Description of the task: Type out the data exactly as given. Skip any image.

Stored data:
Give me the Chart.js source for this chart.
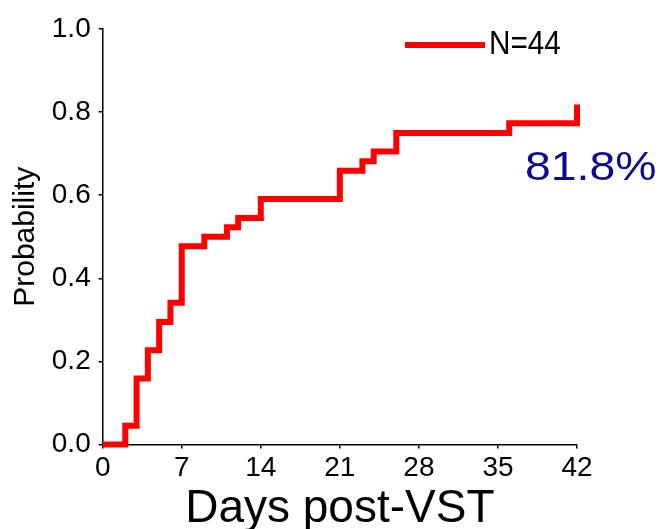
<!DOCTYPE html>
<html>
<head>
<meta charset="utf-8">
<script src="https://cdn.jsdelivr.net/npm/chart.js@4.4.1/dist/chart.umd.min.js"></script>
<style>
  html, body { margin: 0; padding: 0; background: #fff; }
  canvas { display: block; }
</style>
</head>
<body>
<canvas id="cumChart" width="661" height="529"></canvas>
<script>
// step curve (n = 44)
const days = [0, 2, 3, 4, 5, 6, 7, 9, 11, 12, 14, 21, 23, 24, 26, 36, 42];
const probability = [0, 0.045, 0.159, 0.227, 0.295, 0.341, 0.477, 0.5, 0.523, 0.545, 0.591, 0.659, 0.682, 0.705, 0.75, 0.773, 0.818];
const xTicks = [0, 7, 14, 21, 28, 35, 42];
const yTicks = [0, 0.2, 0.4, 0.6, 0.8, 1.0];
const seriesLabel = "N=44";
const finalLabel = "81.8%";

const FONT = "'Liberation Sans', Arial, Helvetica, sans-serif";

// legend line + end value, drawn after the chart
const labelsPlugin = {
  id: "labels",
  afterDraw(chart) {
    const ctx = chart.ctx;
    const area = chart.chartArea;
    const ds = chart.data.datasets[0];
    ctx.save();
    // legend
    const ly = area.top + 16;
    ctx.strokeStyle = ds.borderColor;
    ctx.lineWidth = 6;
    ctx.beginPath();
    ctx.moveTo(area.right - 172, ly);
    ctx.lineTo(area.right - 92, ly);
    ctx.stroke();
    ctx.fillStyle = "#000";
    ctx.font = "33px " + FONT;
    ctx.textBaseline = "middle";
    ctx.textAlign = "left";
    ctx.save();
    ctx.translate(area.right - 88, ly);
    ctx.scale(0.9, 1);
    ctx.fillText(ds.label, 0, 0);
    ctx.restore();
    // final percentage
    ctx.fillStyle = "#0b0b96";
    ctx.font = "40px " + FONT;
    ctx.textBaseline = "alphabetic";
    ctx.translate(area.right - 52, area.top + 151);
    ctx.scale(1.16, 1);
    ctx.fillText(finalLabel, 0, 0);
    ctx.restore();
  }
};

new Chart(document.getElementById("cumChart"), {
  type: "line",
  data: {
    datasets: [{
      label: seriesLabel,
      data: days.map((d, i) => ({ x: d, y: probability[i] })),
      borderColor: "#ff0000",
      backgroundColor: "#ff0000",
      borderWidth: 6,
      stepped: true,
      pointRadius: 0,
      fill: false,
      clip: false
    }]
  },
  options: {
    responsive: false,
    animation: false,
    devicePixelRatio: 1,
    layout: { padding: { top: 29, right: 84, bottom: 0, left: 0 } },
    plugins: {
      legend: { display: false },
      tooltip: { enabled: false }
    },
    scales: {
      x: {
        type: "linear",
        min: 0,
        max: 42,
        afterBuildTicks: s => { s.ticks = xTicks.map(v => ({ value: v })); },
        afterFit: s => { s.height = 84.5; },
        ticks: {
          color: "#000",
          font: { family: FONT, size: 28 },
          padding: 3,
          maxRotation: 0,
          autoSkip: false
        },
        grid: { drawOnChartArea: false, drawTicks: true, tickLength: 4, color: "#000", lineWidth: 1.5 },
        border: { color: "#000", width: 1.5 },
        title: {
          display: true,
          text: "Days post-VST",
          color: "#000",
          font: { family: FONT, size: 46 },
          padding: { top: 0, bottom: -8 }
        }
      },
      y: {
        min: 0,
        max: 1,
        afterBuildTicks: s => { s.ticks = yTicks.map(v => ({ value: v })); },
        afterFit: s => { s.width = 102.7; },
        ticks: {
          color: "#000",
          font: { family: FONT, size: 28 },
          padding: 8,
          callback: v => v.toFixed(1)
        },
        grid: { drawOnChartArea: false, drawTicks: true, tickLength: 4, color: "#000", lineWidth: 1.5 },
        border: { color: "#000", width: 1.5 },
        title: {
          display: true,
          text: "Probability",
          color: "#000",
          font: { family: FONT, size: 30 },
          padding: { top: 8, bottom: 0 }
        }
      }
    }
  },
  plugins: [labelsPlugin]
});
</script>
</body>
</html>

Completed task:
Give me the Chart.js source for this chart.
<!DOCTYPE html>
<html>
<head>
<meta charset="utf-8">
<script src="https://cdn.jsdelivr.net/npm/chart.js@4.4.1/dist/chart.umd.min.js"></script>
<style>
  html, body { margin: 0; padding: 0; background: #fff; }
  canvas { display: block; }
</style>
</head>
<body>
<canvas id="cumChart" width="661" height="529"></canvas>
<script>
// step curve (n = 44)
const days = [0, 2, 3, 4, 5, 6, 7, 9, 11, 12, 14, 21, 23, 24, 26, 36, 42];
const probability = [0, 0.045, 0.159, 0.227, 0.295, 0.341, 0.477, 0.5, 0.523, 0.545, 0.591, 0.659, 0.682, 0.705, 0.75, 0.773, 0.818];
const xTicks = [0, 7, 14, 21, 28, 35, 42];
const yTicks = [0, 0.2, 0.4, 0.6, 0.8, 1.0];
const seriesLabel = "N=44";
const finalLabel = "81.8%";

const FONT = "'Liberation Sans', Arial, Helvetica, sans-serif";

// legend line + end value, drawn after the chart
const labelsPlugin = {
  id: "labels",
  afterDraw(chart) {
    const ctx = chart.ctx;
    const area = chart.chartArea;
    const ds = chart.data.datasets[0];
    ctx.save();
    // legend
    const ly = area.top + 16;
    ctx.strokeStyle = ds.borderColor;
    ctx.lineWidth = 6;
    ctx.beginPath();
    ctx.moveTo(area.right - 172, ly);
    ctx.lineTo(area.right - 92, ly);
    ctx.stroke();
    ctx.fillStyle = "#000";
    ctx.font = "33px " + FONT;
    ctx.textBaseline = "middle";
    ctx.textAlign = "left";
    ctx.save();
    ctx.translate(area.right - 88, ly);
    ctx.scale(0.9, 1);
    ctx.fillText(ds.label, 0, 0);
    ctx.restore();
    // final percentage
    ctx.fillStyle = "#0b0b96";
    ctx.font = "40px " + FONT;
    ctx.textBaseline = "alphabetic";
    ctx.translate(area.right - 52, area.top + 151);
    ctx.scale(1.16, 1);
    ctx.fillText(finalLabel, 0, 0);
    ctx.restore();
  }
};

new Chart(document.getElementById("cumChart"), {
  type: "line",
  data: {
    datasets: [{
      label: seriesLabel,
      data: days.map((d, i) => ({ x: d, y: probability[i] })),
      borderColor: "#ff0000",
      backgroundColor: "#ff0000",
      borderWidth: 6,
      stepped: true,
      pointRadius: 0,
      fill: false,
      clip: false
    }]
  },
  options: {
    responsive: false,
    animation: false,
    devicePixelRatio: 1,
    layout: { padding: { top: 29, right: 84, bottom: 0, left: 0 } },
    plugins: {
      legend: { display: false },
      tooltip: { enabled: false }
    },
    scales: {
      x: {
        type: "linear",
        min: 0,
        max: 42,
        afterBuildTicks: s => { s.ticks = xTicks.map(v => ({ value: v })); },
        afterFit: s => { s.height = 84.5; },
        ticks: {
          color: "#000",
          font: { family: FONT, size: 28 },
          padding: 3,
          maxRotation: 0,
          autoSkip: false
        },
        grid: { drawOnChartArea: false, drawTicks: true, tickLength: 4, color: "#000", lineWidth: 1.5 },
        border: { color: "#000", width: 1.5 },
        title: {
          display: true,
          text: "Days post-VST",
          color: "#000",
          font: { family: FONT, size: 46 },
          padding: { top: 0, bottom: -8 }
        }
      },
      y: {
        min: 0,
        max: 1,
        afterBuildTicks: s => { s.ticks = yTicks.map(v => ({ value: v })); },
        afterFit: s => { s.width = 102.7; },
        ticks: {
          color: "#000",
          font: { family: FONT, size: 28 },
          padding: 8,
          callback: v => v.toFixed(1)
        },
        grid: { drawOnChartArea: false, drawTicks: true, tickLength: 4, color: "#000", lineWidth: 1.5 },
        border: { color: "#000", width: 1.5 },
        title: {
          display: true,
          text: "Probability",
          color: "#000",
          font: { family: FONT, size: 30 },
          padding: { top: 8, bottom: 0 }
        }
      }
    }
  },
  plugins: [labelsPlugin]
});
</script>
</body>
</html>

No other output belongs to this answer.